A Day in the Life
Written by Chelsea Whitt, Aspire AmeriCorps Member
The doors open to the Drew Community Center, and the students stomp, strut, or stumble in, their loud voices preceding them in a symphony of TikTok memes. Before we can finish setting up the tables and chairs, they are already making the room clangor with every onomatopoeia imaginable. We get our lassos and wrangle the students to their seats–Just joking. We politely ask the students to sit down, and, of course, they immediately follow our instructions in an orderly manner. We hand out the snack bags. The negotiations begin. I don’t want a sandwich. Yes, I want a sandwich. Where are the Doritos, Takis, and Rainbow Goldfish? Finally, they settle on their food of choice, and as they “nom nom nom,” the playful jabs ensue, back and forth and back and forth, until the referee breaks it up to introduce Mat Meeting (a way to break the ice and start the class).
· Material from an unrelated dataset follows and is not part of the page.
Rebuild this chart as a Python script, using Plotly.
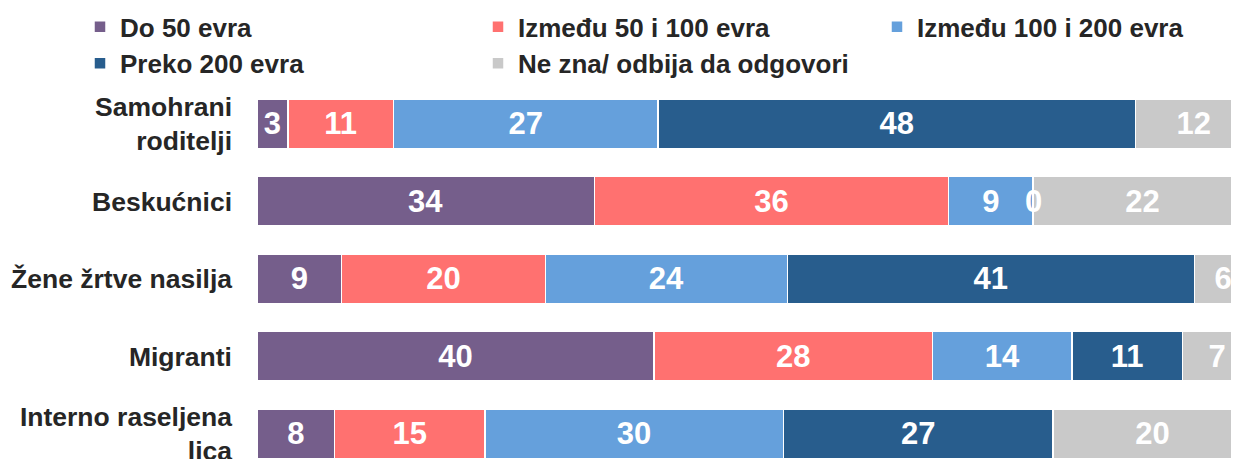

Soon after, as the tables glitter with spilt juice and food crumbs, we play “Crack a Smile.” In this game, students must work together to make one student smile or laugh, by any means necessary. One of the students makes such exaggerated faces that she accidentally pulls something in her neck. We must tell her to take it easy before she hurts herself. After a moment of recuperation, she is back, stronger than ever, making silly faces that would make even the greatest of contortionists tip their hat. Even the quiet kid finally laughs. Victory!
As we play these games, the cleverness of these kids really shines through, and their gifts emerge: the great orators, Broadway performers, and artists. But for now, their talents rest over a good prattle and round of processed goodies. After a few “One, two, three, eyes on me,” the students finally settle down, and then they are called to line up by the door to go outside. (You only get called to line up if you are actually being quiet.) They, eventually, form a line, but the quiet doesn’t last long before they blast through the side door, race down the colonnade, and up the steps to the community park. At least one teacher (me), wheezing close behind, trying to keep up.
On the playground students flock to their usual turfs; the twisty slides, the spinny seat thing, and on the asphalt of the basketball court a bucket of chunky colored chalk has summoned a few playground faeries. What starts out as a long sloppy line becomes a tower brimming with windows. One by one, students are radicalized by the scale of the building and join the Rainbow Chalk Faction. Soon a tower turns into an onion domed palace in New York City, dappled with saxophones, beam notes, bi-colored suns, verdurous flowers, and a duck! Then a student, of her own volition, begins to write the Aspire Expectations, paying homage to all the teachers by writing their names. Sniffle. On the left side of the palace, an artist asks for a review of her work. I tell her it’s amazing. She smiles and keeps drawing, following the heart of an artist.
By now we have drawn a bit of a crowd–the sweet rugrats from around the neighborhood. They ask if they can help us complete the mural. As the sun begins to set, we finish our artwork. Crumbs of chalk scattered like detritus. Palms coated with pretty shades of powder. There is a sense of greatness in what we have done, even though the next rain will soon wash it away. In the last of the dying light, the older neighborhood kids encroach upon the basketball court with their bikes and games. They laugh as they glide over our drawings.